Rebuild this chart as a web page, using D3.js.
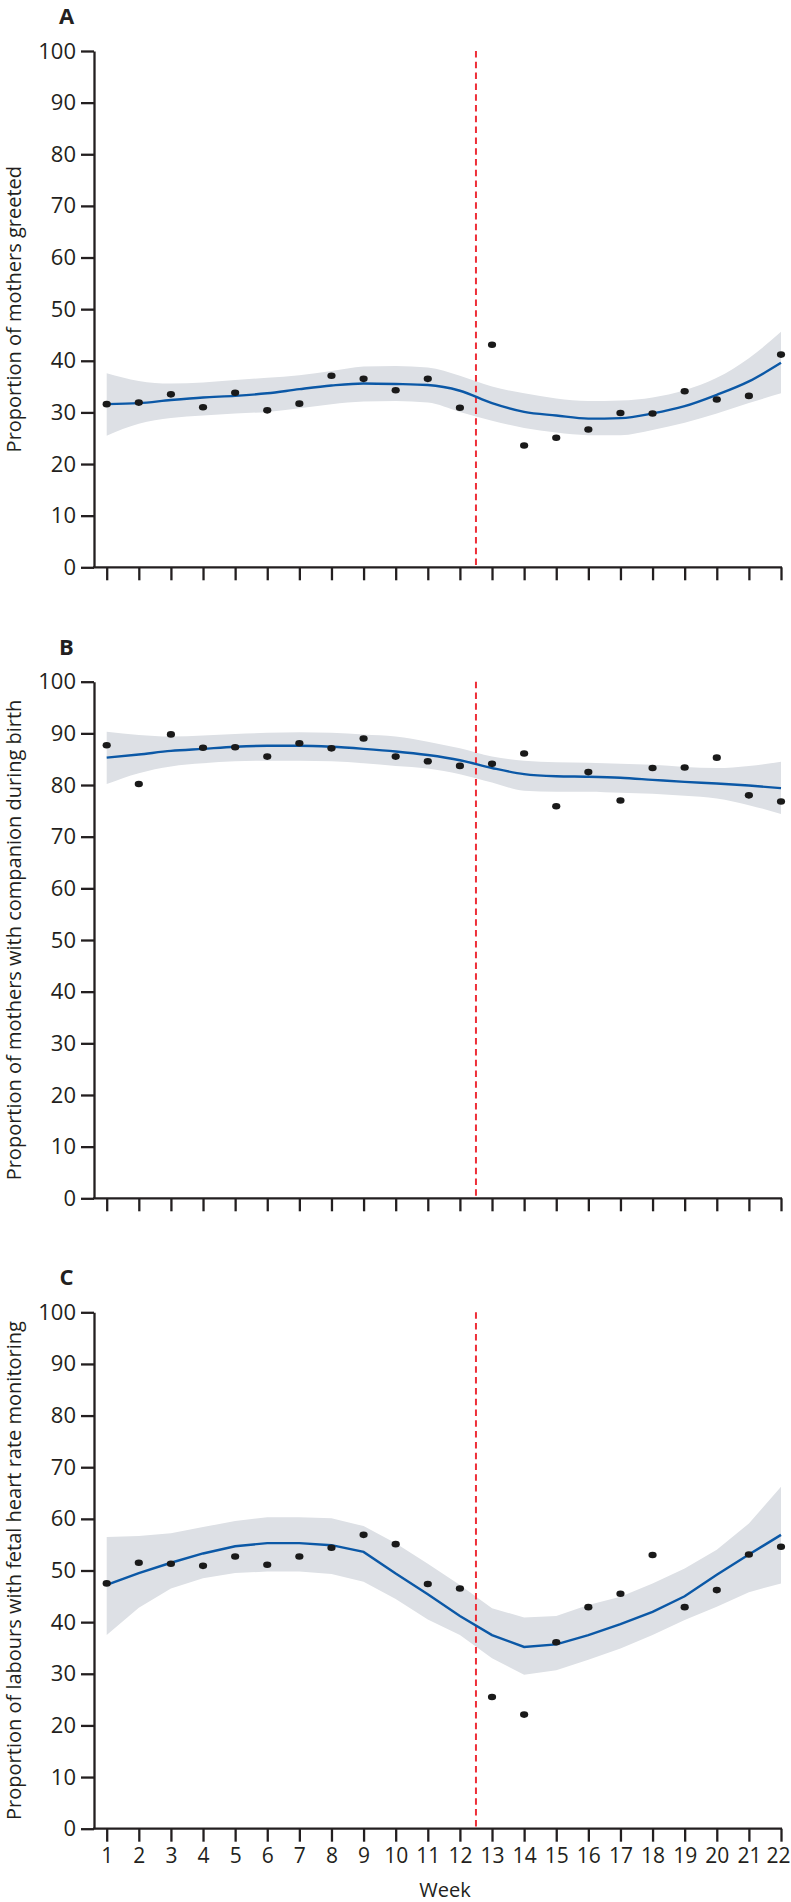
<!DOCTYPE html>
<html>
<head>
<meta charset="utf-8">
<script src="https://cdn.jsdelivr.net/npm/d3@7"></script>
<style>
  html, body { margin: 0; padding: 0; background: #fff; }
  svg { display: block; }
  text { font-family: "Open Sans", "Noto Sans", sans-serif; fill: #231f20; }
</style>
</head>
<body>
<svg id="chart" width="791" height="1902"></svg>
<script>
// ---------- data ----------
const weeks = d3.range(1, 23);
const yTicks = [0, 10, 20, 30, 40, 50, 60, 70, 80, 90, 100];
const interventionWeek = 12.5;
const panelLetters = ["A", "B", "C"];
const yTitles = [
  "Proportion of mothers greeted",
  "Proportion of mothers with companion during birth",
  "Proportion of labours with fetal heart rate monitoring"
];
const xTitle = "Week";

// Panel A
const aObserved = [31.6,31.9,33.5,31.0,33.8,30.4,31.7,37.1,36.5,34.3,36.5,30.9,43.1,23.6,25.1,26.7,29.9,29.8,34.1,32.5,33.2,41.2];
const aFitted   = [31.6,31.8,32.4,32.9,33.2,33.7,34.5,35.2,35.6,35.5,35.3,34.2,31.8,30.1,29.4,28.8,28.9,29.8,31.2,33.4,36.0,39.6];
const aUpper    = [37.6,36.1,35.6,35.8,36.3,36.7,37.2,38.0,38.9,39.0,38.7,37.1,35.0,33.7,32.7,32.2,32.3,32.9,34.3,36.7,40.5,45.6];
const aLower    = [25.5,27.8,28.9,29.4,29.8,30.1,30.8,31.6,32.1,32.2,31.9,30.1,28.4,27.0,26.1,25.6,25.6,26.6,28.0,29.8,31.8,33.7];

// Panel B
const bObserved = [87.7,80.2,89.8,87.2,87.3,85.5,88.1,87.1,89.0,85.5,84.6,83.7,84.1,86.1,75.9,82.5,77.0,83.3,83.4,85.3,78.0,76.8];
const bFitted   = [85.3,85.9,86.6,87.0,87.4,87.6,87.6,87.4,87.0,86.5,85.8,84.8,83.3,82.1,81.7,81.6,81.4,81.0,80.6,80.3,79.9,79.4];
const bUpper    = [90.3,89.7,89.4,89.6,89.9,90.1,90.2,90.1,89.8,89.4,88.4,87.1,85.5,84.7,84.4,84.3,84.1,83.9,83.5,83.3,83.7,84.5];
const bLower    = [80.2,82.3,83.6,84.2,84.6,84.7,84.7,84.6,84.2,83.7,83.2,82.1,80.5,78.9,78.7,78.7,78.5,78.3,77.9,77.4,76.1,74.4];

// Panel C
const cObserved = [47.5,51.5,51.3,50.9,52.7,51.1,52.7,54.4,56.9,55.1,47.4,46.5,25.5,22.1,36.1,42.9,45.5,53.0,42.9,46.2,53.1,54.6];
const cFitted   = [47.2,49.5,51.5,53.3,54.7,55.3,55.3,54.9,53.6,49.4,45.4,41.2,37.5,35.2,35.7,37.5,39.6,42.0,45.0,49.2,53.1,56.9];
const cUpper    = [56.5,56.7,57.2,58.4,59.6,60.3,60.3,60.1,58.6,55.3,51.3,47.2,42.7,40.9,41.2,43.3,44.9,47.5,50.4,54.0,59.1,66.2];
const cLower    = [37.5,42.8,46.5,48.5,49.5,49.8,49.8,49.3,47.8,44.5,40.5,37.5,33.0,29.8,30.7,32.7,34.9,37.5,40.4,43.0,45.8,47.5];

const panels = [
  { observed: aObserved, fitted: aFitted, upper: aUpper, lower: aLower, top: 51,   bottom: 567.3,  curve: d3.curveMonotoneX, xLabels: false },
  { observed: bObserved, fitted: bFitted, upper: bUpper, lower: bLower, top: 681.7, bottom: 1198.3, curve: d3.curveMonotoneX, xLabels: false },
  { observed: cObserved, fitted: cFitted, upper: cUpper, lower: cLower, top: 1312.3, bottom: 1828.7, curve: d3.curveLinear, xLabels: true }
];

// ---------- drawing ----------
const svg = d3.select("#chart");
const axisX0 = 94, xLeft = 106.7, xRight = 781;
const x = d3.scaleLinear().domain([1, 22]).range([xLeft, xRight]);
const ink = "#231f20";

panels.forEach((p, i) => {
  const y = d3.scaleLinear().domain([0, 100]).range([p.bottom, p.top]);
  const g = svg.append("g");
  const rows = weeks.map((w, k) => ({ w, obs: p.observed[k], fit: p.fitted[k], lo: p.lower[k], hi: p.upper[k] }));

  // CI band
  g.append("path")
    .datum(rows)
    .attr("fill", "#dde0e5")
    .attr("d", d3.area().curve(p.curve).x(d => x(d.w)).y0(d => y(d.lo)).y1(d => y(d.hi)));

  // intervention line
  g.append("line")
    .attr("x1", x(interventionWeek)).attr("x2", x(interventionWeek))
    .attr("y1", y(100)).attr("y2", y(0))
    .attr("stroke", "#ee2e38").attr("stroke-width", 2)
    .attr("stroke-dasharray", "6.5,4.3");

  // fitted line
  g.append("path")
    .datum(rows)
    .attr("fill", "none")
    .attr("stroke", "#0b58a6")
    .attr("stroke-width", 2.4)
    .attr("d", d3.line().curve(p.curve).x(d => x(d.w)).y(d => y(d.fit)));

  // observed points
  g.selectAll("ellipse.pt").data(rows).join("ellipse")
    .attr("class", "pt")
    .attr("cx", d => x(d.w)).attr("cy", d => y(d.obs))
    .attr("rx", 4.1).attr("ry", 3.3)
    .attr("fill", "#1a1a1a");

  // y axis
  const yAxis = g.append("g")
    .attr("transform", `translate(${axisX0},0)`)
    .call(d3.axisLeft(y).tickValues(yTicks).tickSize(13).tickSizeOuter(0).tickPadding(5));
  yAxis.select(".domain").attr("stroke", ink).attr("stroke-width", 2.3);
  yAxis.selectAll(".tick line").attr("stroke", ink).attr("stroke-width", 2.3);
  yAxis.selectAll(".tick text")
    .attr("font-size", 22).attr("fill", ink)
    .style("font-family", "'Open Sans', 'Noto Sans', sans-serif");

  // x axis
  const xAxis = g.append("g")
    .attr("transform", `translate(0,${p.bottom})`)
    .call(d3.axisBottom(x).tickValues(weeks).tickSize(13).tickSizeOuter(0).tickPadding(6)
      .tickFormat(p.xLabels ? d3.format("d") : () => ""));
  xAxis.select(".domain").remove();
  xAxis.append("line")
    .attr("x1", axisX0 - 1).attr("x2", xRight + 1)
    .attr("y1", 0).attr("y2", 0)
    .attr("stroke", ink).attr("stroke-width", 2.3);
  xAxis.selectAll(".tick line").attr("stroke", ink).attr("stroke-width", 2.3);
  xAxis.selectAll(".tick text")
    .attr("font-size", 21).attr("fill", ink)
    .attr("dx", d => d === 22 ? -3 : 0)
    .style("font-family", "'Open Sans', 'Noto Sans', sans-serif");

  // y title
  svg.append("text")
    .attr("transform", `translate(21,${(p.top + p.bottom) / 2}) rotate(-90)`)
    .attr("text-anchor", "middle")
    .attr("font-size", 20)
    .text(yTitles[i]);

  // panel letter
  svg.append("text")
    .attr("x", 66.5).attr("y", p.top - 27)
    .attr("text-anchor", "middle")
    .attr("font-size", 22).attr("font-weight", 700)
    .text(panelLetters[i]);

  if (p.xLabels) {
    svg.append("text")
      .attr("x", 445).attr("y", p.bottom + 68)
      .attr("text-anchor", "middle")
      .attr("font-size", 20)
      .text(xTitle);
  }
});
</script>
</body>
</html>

Requirements => Write out the full set of lines verbatim, without the pictures.

Output below =>
Rebuild this chart as a web page, using D3.js.
<!DOCTYPE html>
<html>
<head>
<meta charset="utf-8">
<script src="https://cdn.jsdelivr.net/npm/d3@7"></script>
<style>
  html, body { margin: 0; padding: 0; background: #fff; }
  svg { display: block; }
  text { font-family: "Open Sans", "Noto Sans", sans-serif; fill: #231f20; }
</style>
</head>
<body>
<svg id="chart" width="791" height="1902"></svg>
<script>
// ---------- data ----------
const weeks = d3.range(1, 23);
const yTicks = [0, 10, 20, 30, 40, 50, 60, 70, 80, 90, 100];
const interventionWeek = 12.5;
const panelLetters = ["A", "B", "C"];
const yTitles = [
  "Proportion of mothers greeted",
  "Proportion of mothers with companion during birth",
  "Proportion of labours with fetal heart rate monitoring"
];
const xTitle = "Week";

// Panel A
const aObserved = [31.6,31.9,33.5,31.0,33.8,30.4,31.7,37.1,36.5,34.3,36.5,30.9,43.1,23.6,25.1,26.7,29.9,29.8,34.1,32.5,33.2,41.2];
const aFitted   = [31.6,31.8,32.4,32.9,33.2,33.7,34.5,35.2,35.6,35.5,35.3,34.2,31.8,30.1,29.4,28.8,28.9,29.8,31.2,33.4,36.0,39.6];
const aUpper    = [37.6,36.1,35.6,35.8,36.3,36.7,37.2,38.0,38.9,39.0,38.7,37.1,35.0,33.7,32.7,32.2,32.3,32.9,34.3,36.7,40.5,45.6];
const aLower    = [25.5,27.8,28.9,29.4,29.8,30.1,30.8,31.6,32.1,32.2,31.9,30.1,28.4,27.0,26.1,25.6,25.6,26.6,28.0,29.8,31.8,33.7];

// Panel B
const bObserved = [87.7,80.2,89.8,87.2,87.3,85.5,88.1,87.1,89.0,85.5,84.6,83.7,84.1,86.1,75.9,82.5,77.0,83.3,83.4,85.3,78.0,76.8];
const bFitted   = [85.3,85.9,86.6,87.0,87.4,87.6,87.6,87.4,87.0,86.5,85.8,84.8,83.3,82.1,81.7,81.6,81.4,81.0,80.6,80.3,79.9,79.4];
const bUpper    = [90.3,89.7,89.4,89.6,89.9,90.1,90.2,90.1,89.8,89.4,88.4,87.1,85.5,84.7,84.4,84.3,84.1,83.9,83.5,83.3,83.7,84.5];
const bLower    = [80.2,82.3,83.6,84.2,84.6,84.7,84.7,84.6,84.2,83.7,83.2,82.1,80.5,78.9,78.7,78.7,78.5,78.3,77.9,77.4,76.1,74.4];

// Panel C
const cObserved = [47.5,51.5,51.3,50.9,52.7,51.1,52.7,54.4,56.9,55.1,47.4,46.5,25.5,22.1,36.1,42.9,45.5,53.0,42.9,46.2,53.1,54.6];
const cFitted   = [47.2,49.5,51.5,53.3,54.7,55.3,55.3,54.9,53.6,49.4,45.4,41.2,37.5,35.2,35.7,37.5,39.6,42.0,45.0,49.2,53.1,56.9];
const cUpper    = [56.5,56.7,57.2,58.4,59.6,60.3,60.3,60.1,58.6,55.3,51.3,47.2,42.7,40.9,41.2,43.3,44.9,47.5,50.4,54.0,59.1,66.2];
const cLower    = [37.5,42.8,46.5,48.5,49.5,49.8,49.8,49.3,47.8,44.5,40.5,37.5,33.0,29.8,30.7,32.7,34.9,37.5,40.4,43.0,45.8,47.5];

const panels = [
  { observed: aObserved, fitted: aFitted, upper: aUpper, lower: aLower, top: 51,   bottom: 567.3,  curve: d3.curveMonotoneX, xLabels: false },
  { observed: bObserved, fitted: bFitted, upper: bUpper, lower: bLower, top: 681.7, bottom: 1198.3, curve: d3.curveMonotoneX, xLabels: false },
  { observed: cObserved, fitted: cFitted, upper: cUpper, lower: cLower, top: 1312.3, bottom: 1828.7, curve: d3.curveLinear, xLabels: true }
];

// ---------- drawing ----------
const svg = d3.select("#chart");
const axisX0 = 94, xLeft = 106.7, xRight = 781;
const x = d3.scaleLinear().domain([1, 22]).range([xLeft, xRight]);
const ink = "#231f20";

panels.forEach((p, i) => {
  const y = d3.scaleLinear().domain([0, 100]).range([p.bottom, p.top]);
  const g = svg.append("g");
  const rows = weeks.map((w, k) => ({ w, obs: p.observed[k], fit: p.fitted[k], lo: p.lower[k], hi: p.upper[k] }));

  // CI band
  g.append("path")
    .datum(rows)
    .attr("fill", "#dde0e5")
    .attr("d", d3.area().curve(p.curve).x(d => x(d.w)).y0(d => y(d.lo)).y1(d => y(d.hi)));

  // intervention line
  g.append("line")
    .attr("x1", x(interventionWeek)).attr("x2", x(interventionWeek))
    .attr("y1", y(100)).attr("y2", y(0))
    .attr("stroke", "#ee2e38").attr("stroke-width", 2)
    .attr("stroke-dasharray", "6.5,4.3");

  // fitted line
  g.append("path")
    .datum(rows)
    .attr("fill", "none")
    .attr("stroke", "#0b58a6")
    .attr("stroke-width", 2.4)
    .attr("d", d3.line().curve(p.curve).x(d => x(d.w)).y(d => y(d.fit)));

  // observed points
  g.selectAll("ellipse.pt").data(rows).join("ellipse")
    .attr("class", "pt")
    .attr("cx", d => x(d.w)).attr("cy", d => y(d.obs))
    .attr("rx", 4.1).attr("ry", 3.3)
    .attr("fill", "#1a1a1a");

  // y axis
  const yAxis = g.append("g")
    .attr("transform", `translate(${axisX0},0)`)
    .call(d3.axisLeft(y).tickValues(yTicks).tickSize(13).tickSizeOuter(0).tickPadding(5));
  yAxis.select(".domain").attr("stroke", ink).attr("stroke-width", 2.3);
  yAxis.selectAll(".tick line").attr("stroke", ink).attr("stroke-width", 2.3);
  yAxis.selectAll(".tick text")
    .attr("font-size", 22).attr("fill", ink)
    .style("font-family", "'Open Sans', 'Noto Sans', sans-serif");

  // x axis
  const xAxis = g.append("g")
    .attr("transform", `translate(0,${p.bottom})`)
    .call(d3.axisBottom(x).tickValues(weeks).tickSize(13).tickSizeOuter(0).tickPadding(6)
      .tickFormat(p.xLabels ? d3.format("d") : () => ""));
  xAxis.select(".domain").remove();
  xAxis.append("line")
    .attr("x1", axisX0 - 1).attr("x2", xRight + 1)
    .attr("y1", 0).attr("y2", 0)
    .attr("stroke", ink).attr("stroke-width", 2.3);
  xAxis.selectAll(".tick line").attr("stroke", ink).attr("stroke-width", 2.3);
  xAxis.selectAll(".tick text")
    .attr("font-size", 21).attr("fill", ink)
    .attr("dx", d => d === 22 ? -3 : 0)
    .style("font-family", "'Open Sans', 'Noto Sans', sans-serif");

  // y title
  svg.append("text")
    .attr("transform", `translate(21,${(p.top + p.bottom) / 2}) rotate(-90)`)
    .attr("text-anchor", "middle")
    .attr("font-size", 20)
    .text(yTitles[i]);

  // panel letter
  svg.append("text")
    .attr("x", 66.5).attr("y", p.top - 27)
    .attr("text-anchor", "middle")
    .attr("font-size", 22).attr("font-weight", 700)
    .text(panelLetters[i]);

  if (p.xLabels) {
    svg.append("text")
      .attr("x", 445).attr("y", p.bottom + 68)
      .attr("text-anchor", "middle")
      .attr("font-size", 20)
      .text(xTitle);
  }
});
</script>
</body>
</html>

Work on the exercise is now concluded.